Imagine six classes of thirty children and only a small fraction of them have brought their own lunch. That’s a lot of children to cook for!
When I was at school, there were only three kids in my class who brought in their pack lunches every day and I wasn’t one of them, which is how I know school dinners can be a major operation. We went by class years. Everyone would line up, grab a tray and pick out the most eatable option available. It took ages.
- We didn’t know what was on offer for the day so you were taking a risk having no pack lunch to back you up
- The ones who went in first would take ages to decide what they wanted because there was so much choice
- Those of us who had to wait would listen to hear what was on offer and try to sneak a peek
- Once you got a glimpse of the selection and had your heart set on that slice of pizza, that didn’t mean it was still there by the time you got your plate
- That meant, you were left with options that you either didn’t like or you didn’t want which then increases your wait time by trying to decide which is worse, the gross looking vegetable lasagne or the dry white chicken…
- By the time you actually sit down to eat, you have five minutes lunch time left
Nowadays there are menus printed at the start of the week, but how do you manage every child’s choice? Surely there must be more than one option available? With some children eating red meat, some white and some choosing a vegetarian option, how do you organise all these choices? And what happens when a child can’t remember what they ordered?

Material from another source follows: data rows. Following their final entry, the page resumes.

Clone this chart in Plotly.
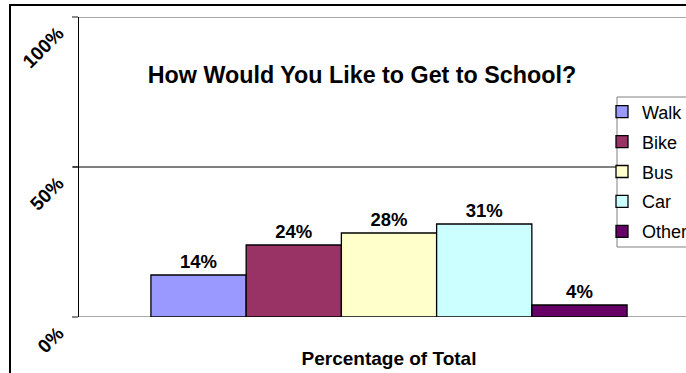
import plotly.graph_objects as go

# Survey results: preferred way of getting to school
category = ["Percentage of Total"]
modes = ["Walk", "Bike", "Bus", "Car", "Other"]
shares = [14, 24, 28, 31, 4]
colors = ["#9999FF", "#993366", "#FFFFCC", "#CCFFFF", "#660066"]

y_ticks = [0, 50, 100]
y_tick_text = ["0%", "50%", "100%"]

FONT = "Liberation Sans, Arial, sans-serif"
GREY = "#8c8c8c"

fig = go.Figure()
for name, val, col in zip(modes, shares, colors):
    fig.add_trace(go.Bar(
        name=name,
        legendgroup=name,
        x=category,
        y=[val],
        marker=dict(color=col, line=dict(color="black", width=1.3)),
        texttemplate="%{y}%",
        textposition="outside",
        textfont=dict(family=FONT, size=18.5, color="black", weight="bold"),
        cliponaxis=False,
    ))

W, H = 686, 373
left, right, top, bottom = 79, 0, 17, 56
PW, PH = W - left - right, H - top - bottom

fig.update_layout(
    width=W, height=H,
    margin=dict(l=left, r=right, t=top, b=bottom, autoexpand=False),
    paper_bgcolor="white",
    plot_bgcolor="white",
    barmode="group",
    bargap=0.232,
    bargroupgap=0,
    font=dict(family=FONT, color="black"),
    title=dict(
        text="<b>How Would You Like to Get to School?</b>",
        font=dict(family=FONT, size=23.3, color="black"),
        x=362 / W, xanchor="center",
        y=1 - 75 / H, yanchor="middle",
    ),
    legend=dict(
        x=(602 - left) / PW, xanchor="left",
        y=1 - (93.5 - top) / PH, yanchor="top",
        bgcolor="rgba(0,0,0,0)",
        borderwidth=0,
        font=dict(family=FONT, size=18, color="black"),
        tracegroupgap=3.5,
    ),
    xaxis=dict(
        range=[-0.5, -0.5 + PW / 620],
        showline=False, showgrid=False, ticks="",
        tickfont=dict(family=FONT, size=19, color="black", weight="bold"),
        ticklabelstandoff=28,
        fixedrange=True,
    ),
    yaxis=dict(
        range=[0, 100],
        tickvals=y_ticks, ticktext=y_tick_text,
        tickangle=-45,
        tickfont=dict(family=FONT, size=19, color="black", weight="bold"),
        ticks="outside", ticklen=6, tickcolor=GREY, tickwidth=1.5,
        ticklabelstandoff=10, ticklabelshift=14,
        showline=True, linecolor="black", linewidth=1,
        showgrid=False, zeroline=False,
        fixedrange=True,
    ),
    showlegend=True,
)

# grey plot edges at 0% and 100%
for yv in (0, 100):
    fig.add_shape(type="line", xref="paper", yref="y", x0=-6 / PW, x1=1,
                  y0=yv, y1=yv, line=dict(color=GREY, width=1.5), layer="below")
# black gridline (with its tick) at 50%
fig.add_shape(type="line", xref="paper", yref="y", x0=-6 / PW, x1=1, y0=50, y1=50,
              line=dict(color="black", width=1), layer="above")

# legend box
fig.add_shape(type="rect", xref="paper", yref="paper",
              x0=(617 - left) / PW, x1=1.1,
              y0=1 - (247 - top) / PH, y1=1 - (97 - top) / PH,
              fillcolor="white", line=dict(color="#808080", width=1), layer="above")

# outer chart frame
fig.add_shape(type="rect", xref="paper", yref="paper",
              x0=(10 - left) / PW, x1=1.2,
              y0=-0.5, y1=1 + (top - 5) / PH,
              line=dict(color="black", width=2), layer="above")

fig.write_html("out.html", config={"displayModeBar": False})
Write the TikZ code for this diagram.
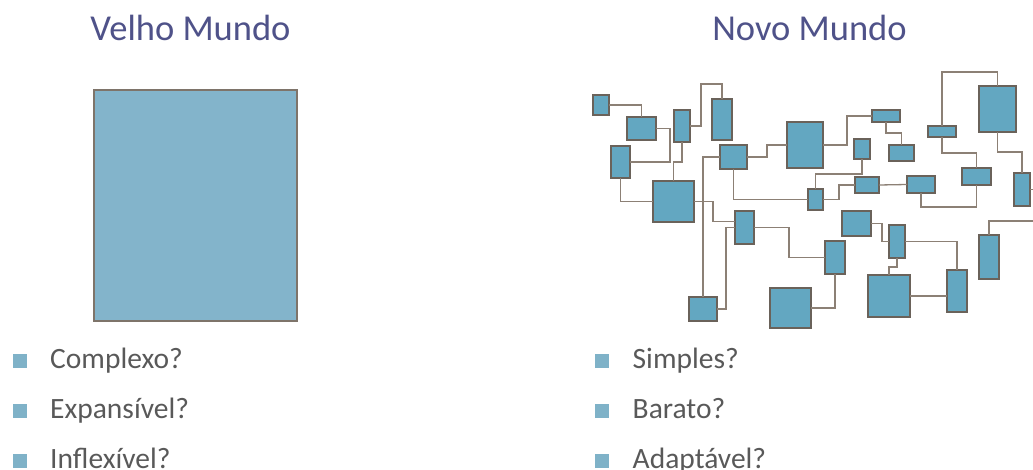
\documentclass[tikz,border=0pt]{standalone}
\usepackage{fontspec}
\setmainfont{Carlito}
\definecolor{ttl}{RGB}{79,82,137}
\definecolor{txt}{RGB}{89,89,89}
\definecolor{bigfill}{RGB}{131,180,203}
\definecolor{bigbord}{RGB}{126,116,106}
\definecolor{boxc}{RGB}{99,167,193}
\definecolor{bordc}{RGB}{106,98,90}
\definecolor{linec}{RGB}{140,128,117}
\definecolor{bul}{RGB}{127,178,200}
\newcommand\netbox[5]{\node[nb, minimum width={(#4-#2)*1pt}, minimum height={(#5-#3)*1pt}] (#1) at ({(#2+#4)/2},{(#3+#5)/2}) {};}
\newcommand\bulitem[4]{%
  \node[bulsq] (#1sq) at (#2,{#3-7}) {};
  \node[itemtxt] (#1) at ({#2+30.5},#3) {#4};}
\begin{document}
\begin{tikzpicture}[x=1pt,y=-1pt,
  nb/.style={draw=bordc, fill=boxc, line width=1.3pt, inner sep=0pt, outer sep=0pt},
  ln/.style={draw=linec, line width=1.3pt},
  bigbox/.style={draw=bigbord, fill=bigfill, line width=2pt, inner sep=0pt, minimum width=203pt, minimum height=231pt},
  title/.style={text=ttl, font=\fontsize{36.5}{40}\selectfont, anchor=base, inner sep=0pt},
  itemtxt/.style={text=txt, font=\fontsize{29.5}{32}\selectfont, anchor=base west, inner sep=0pt},
  bulsq/.style={fill=bul, minimum size=14pt, inner sep=0pt}]
\useasboundingbox (0,0) rectangle (1033,470);

% titles
\node[title] (t1) at (190.5,41) {Velho Mundo};
\node[title] (t2) at (809.5,41) {Novo Mundo};

% old world
\node[bigbox] (big) at (195.5,205.5) {};

% bullets
\bulitem{l1}{19.5}{368}{Complexo?}
\bulitem{l2}{19.5}{418}{Expansível?}
\bulitem{l3}{19.5}{468}{Inflexível?}
\bulitem{r1}{602}{368}{Simples?}
\bulitem{r2}{602}{418}{Barato?}
\bulitem{r3}{602}{468}{Adaptável?}

% new world boxes
\netbox{A}{593}{95}{609}{115}
\netbox{B}{627}{117}{656}{140}
\netbox{C}{674}{110}{690}{142}
\netbox{D}{712}{99}{732}{140}
\netbox{E}{611}{146}{630}{178}
\netbox{F}{720}{145}{747}{169}
\netbox{G}{787}{122}{823}{168}
\netbox{H}{653}{181}{694}{222}
\netbox{I}{689}{297}{717}{321}
\netbox{J}{808}{189}{823}{210}
\netbox{L}{735}{211}{754}{244}
\netbox{M}{825}{241}{845}{274}
\netbox{N}{770}{288}{811}{328}
\netbox{O}{842}{211}{871}{236}
\netbox{P}{889}{225}{905}{258}
\netbox{Q}{868}{275}{910}{317}
\netbox{R}{947}{270}{967}{312}
\netbox{S}{979}{235}{999}{279}
\netbox{T}{872}{110}{900}{122}
\netbox{U}{854}{139}{870}{159}
\netbox{V}{889}{145}{914}{161}
\netbox{W}{928}{126}{956}{137}
\netbox{X}{979}{86}{1016}{132}
\netbox{Y}{962}{168}{991}{185}
\netbox{Z}{1014}{173}{1030}{206}
\netbox{AA}{855}{177}{879}{193}
\netbox{BB}{907}{176}{935}{193}

\coordinate (edge1) at (1033,189.5);
\coordinate (edge2) at (1033,221);

% connectors
\draw[ln] (A.east) -| (B.north);
\draw[ln] (B.east) -| (670,162) -- (E.east);
\draw[ln] (C.south) -- (682,162) -| (H.north);
\draw[ln] (C.east) -| (701,84) -| (D.north);
\draw[ln] (F.west) -| (I.north);
\draw[ln] (F.south) |- (J.west);
\draw[ln] (F.east) -| (767,145) -- (G.west);
\draw[ln] (E.south) |- (H.west);
\draw[ln] (H.east) -| (713,221.5) -- ([yshift=6pt]L.west);
\draw[ln] (L.west) -| (726,309) -- (I.east);
\draw[ln] (L.east) -| (789,257.5) -- (M.west);
\draw[ln] (M.south) |- (N.east);
\draw[ln] (G.east) -| (847,116) -- (T.west);
\draw[ln] (T.south) |- (901.5,133) -- (V.north);
\draw[ln] (U.south) |- (815.5,174) -- (J.north);
\draw[ln] (J.east) -| (839,185) -- (AA.west);
\draw[ln] (AA.east) -- (BB.west);
\draw[ln] (BB.south) |- (976.5,207) -- (Y.south);
\draw[ln] (W.north) |- (997.5,72) -- (X.north);
\draw[ln] (W.south) |- (976.5,153) -- (Y.north);
\draw[ln] (X.south) |- (1022,152) -- (Z.north);
\draw[ln] (Z.east) -- (edge1);
\draw[ln] (O.east) -| (882,241.5) -- (P.west);
\draw[ln] (P.south) |- (889,267) -- (Q.north);
\draw[ln] (P.east) -| (R.north);
\draw[ln] (Q.east) -- (Q.east -| R.west);
\draw[ln] (S.north) |- (edge2);
\end{tikzpicture}
\end{document}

To make things easier you could use plain silicone wristbands. Colour coded to match the menu with red bands for red meats, white bands for white meat and green for vegetarian meals, etc. you could have the children request their menu choice first thing in the morning and provide them with a band. Tallying how many bands went out for each colour provides kitchen staff with quantities and children get their first choice.
- Children know what they want and have more chance of getting it
- Meaning there’s less waste because kitchen staff can cater to quantity
- Which means there’s less waiting time as the meals are already prepared and children can enjoy their playtime rather than rushing their meals to get back to the playground
Already I’ve cut my cons of the old system in half and turned the remaining three into pros. Such a simple idea, really. Parents can get involved with helping their children make their lunch choices. Children don’t have to worry they won’t like their lunch or miss their playtime, and putting their wristband on at the start of the day means they don’t have to worry about remembering which queue they’re supposed to be in. Wristbands can be collected at the lunch counter, a wristband for a plate, and are then recycled for the next day.
Quick, easy, waste free and affordable. Everything dinner time should be.